Search code examples
pythonnumpynumpy-ndarray

best way to check if a numpy array is all non negative


This works, but not algorithmically optimal since I dont need the min value to be stored while the function is parsing the array:

def is_non_negative(m):
    return np.min(m) >= 0

Edit: Depending on the data an optimal function could indeed save a lot because it will terminate at the first encounter of a negative value. If only one negative value is expected, time will be cut by a factor of two in average. However building the optimal algorithm outside numpy library will be at a huge cost (Python code vs C++ code).


Solution

  • One pure-Numpy solution is to use a chunk based strategy:

    def is_non_negative(m):
        chunkSize = max(min(65536, m.size/8), 4096) # Auto-tunning
        for i in range(0, m.size, chunkSize):
            if np.min(m[i:i+chunkSize]) < 0:
                return False
        return True
    

    This solution is only efficient if the arrays are big, and chunks are big enough for the Numpy call overhead to be small and small enough to split the global array in many parts (so to benefit from the early cut). The chunk size needs to be pretty big so to balance the relatively big overhead of np.min on small arrays.
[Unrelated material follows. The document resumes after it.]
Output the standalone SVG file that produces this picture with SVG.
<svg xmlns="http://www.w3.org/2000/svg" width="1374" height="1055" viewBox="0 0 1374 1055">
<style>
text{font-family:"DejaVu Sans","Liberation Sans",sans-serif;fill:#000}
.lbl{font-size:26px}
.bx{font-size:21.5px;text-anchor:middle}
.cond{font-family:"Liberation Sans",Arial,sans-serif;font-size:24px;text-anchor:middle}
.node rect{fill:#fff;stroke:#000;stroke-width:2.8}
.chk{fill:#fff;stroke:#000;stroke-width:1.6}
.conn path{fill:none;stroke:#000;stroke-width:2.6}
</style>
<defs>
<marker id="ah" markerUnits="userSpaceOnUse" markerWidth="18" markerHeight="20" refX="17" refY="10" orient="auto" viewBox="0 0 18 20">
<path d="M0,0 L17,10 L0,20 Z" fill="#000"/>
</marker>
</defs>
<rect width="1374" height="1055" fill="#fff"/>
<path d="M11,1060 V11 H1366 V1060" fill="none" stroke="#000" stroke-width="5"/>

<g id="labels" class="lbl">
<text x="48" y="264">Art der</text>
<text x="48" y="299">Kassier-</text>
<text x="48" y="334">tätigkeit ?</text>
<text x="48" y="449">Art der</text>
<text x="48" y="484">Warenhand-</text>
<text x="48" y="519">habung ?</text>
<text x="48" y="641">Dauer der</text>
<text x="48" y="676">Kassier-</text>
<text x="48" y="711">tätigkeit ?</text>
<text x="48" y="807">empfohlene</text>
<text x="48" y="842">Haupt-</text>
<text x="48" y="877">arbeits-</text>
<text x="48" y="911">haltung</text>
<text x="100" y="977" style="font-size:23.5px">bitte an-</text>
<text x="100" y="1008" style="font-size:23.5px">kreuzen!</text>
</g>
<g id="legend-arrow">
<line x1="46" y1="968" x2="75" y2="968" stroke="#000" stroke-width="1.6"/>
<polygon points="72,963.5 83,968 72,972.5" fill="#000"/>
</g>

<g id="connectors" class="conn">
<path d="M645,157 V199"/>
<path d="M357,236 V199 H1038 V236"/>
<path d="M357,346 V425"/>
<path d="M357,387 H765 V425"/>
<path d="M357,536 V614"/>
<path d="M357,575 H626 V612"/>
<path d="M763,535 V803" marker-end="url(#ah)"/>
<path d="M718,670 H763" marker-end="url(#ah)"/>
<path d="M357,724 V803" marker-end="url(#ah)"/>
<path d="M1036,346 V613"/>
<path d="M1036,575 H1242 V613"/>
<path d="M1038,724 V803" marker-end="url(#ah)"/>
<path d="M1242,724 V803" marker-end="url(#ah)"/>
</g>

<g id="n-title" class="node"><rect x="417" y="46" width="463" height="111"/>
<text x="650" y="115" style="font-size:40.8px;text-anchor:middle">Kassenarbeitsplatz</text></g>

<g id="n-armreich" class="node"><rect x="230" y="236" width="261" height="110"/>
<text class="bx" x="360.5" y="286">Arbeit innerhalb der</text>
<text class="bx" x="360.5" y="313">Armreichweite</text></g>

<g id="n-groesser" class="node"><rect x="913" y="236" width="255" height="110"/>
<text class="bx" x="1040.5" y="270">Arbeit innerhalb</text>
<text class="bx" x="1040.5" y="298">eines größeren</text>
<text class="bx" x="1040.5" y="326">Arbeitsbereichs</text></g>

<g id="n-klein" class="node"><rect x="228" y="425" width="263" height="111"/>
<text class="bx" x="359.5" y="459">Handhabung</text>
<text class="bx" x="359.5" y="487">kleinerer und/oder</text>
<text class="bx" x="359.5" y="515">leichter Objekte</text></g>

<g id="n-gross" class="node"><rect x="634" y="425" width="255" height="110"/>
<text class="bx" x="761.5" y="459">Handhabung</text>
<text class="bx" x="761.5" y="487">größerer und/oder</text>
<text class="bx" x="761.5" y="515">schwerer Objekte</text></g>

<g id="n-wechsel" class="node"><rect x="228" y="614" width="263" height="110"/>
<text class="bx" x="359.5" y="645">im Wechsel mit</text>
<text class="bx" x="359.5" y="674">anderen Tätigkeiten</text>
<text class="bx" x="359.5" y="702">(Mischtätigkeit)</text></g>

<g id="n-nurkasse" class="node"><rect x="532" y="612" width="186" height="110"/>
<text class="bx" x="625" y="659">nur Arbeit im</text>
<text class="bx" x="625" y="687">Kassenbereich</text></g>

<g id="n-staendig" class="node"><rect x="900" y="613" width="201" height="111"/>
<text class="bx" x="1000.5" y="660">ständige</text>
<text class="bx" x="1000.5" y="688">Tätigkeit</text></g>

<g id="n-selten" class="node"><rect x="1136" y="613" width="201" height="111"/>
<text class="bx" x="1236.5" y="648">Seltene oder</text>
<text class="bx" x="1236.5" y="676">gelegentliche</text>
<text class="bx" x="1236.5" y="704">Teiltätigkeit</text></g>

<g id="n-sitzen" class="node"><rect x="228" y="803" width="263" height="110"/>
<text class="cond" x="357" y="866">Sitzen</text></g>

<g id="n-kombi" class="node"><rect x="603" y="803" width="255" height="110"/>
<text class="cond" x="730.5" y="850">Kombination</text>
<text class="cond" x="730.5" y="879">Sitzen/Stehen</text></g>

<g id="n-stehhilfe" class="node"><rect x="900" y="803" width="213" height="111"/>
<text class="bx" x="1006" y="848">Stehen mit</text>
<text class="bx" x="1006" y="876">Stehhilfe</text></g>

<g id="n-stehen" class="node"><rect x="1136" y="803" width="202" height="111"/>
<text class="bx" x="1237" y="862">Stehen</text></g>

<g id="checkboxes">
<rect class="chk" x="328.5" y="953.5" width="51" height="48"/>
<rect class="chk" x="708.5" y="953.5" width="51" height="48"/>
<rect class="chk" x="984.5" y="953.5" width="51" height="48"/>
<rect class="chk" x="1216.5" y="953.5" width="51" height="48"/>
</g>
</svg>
    Here is a Numba solution:

    import numba as nb
    
    # Eagerly compiled funciton for some mainstream data-types.
    @nb.njit(['(float32[::1],)', '(float64[::1],)', '(int_[::1],)'])
    def is_non_negative_nb(m):
        for e in m:
            if e < 0:
                return False
        return True
    

    It turns out this is faster than using np.min on my machine although the code is not well auto-vectorized (ie. do not use SIMD instruction) by LLVM-Lite (the JIT of Numba).

    For an even faster code, you need to use a C/C++ code and use a chunk-based SIMD-friendly code, and possibly use SIMD intrinsics if the compiler does not generate an efficient code which is unfortunately rather frequent in this case.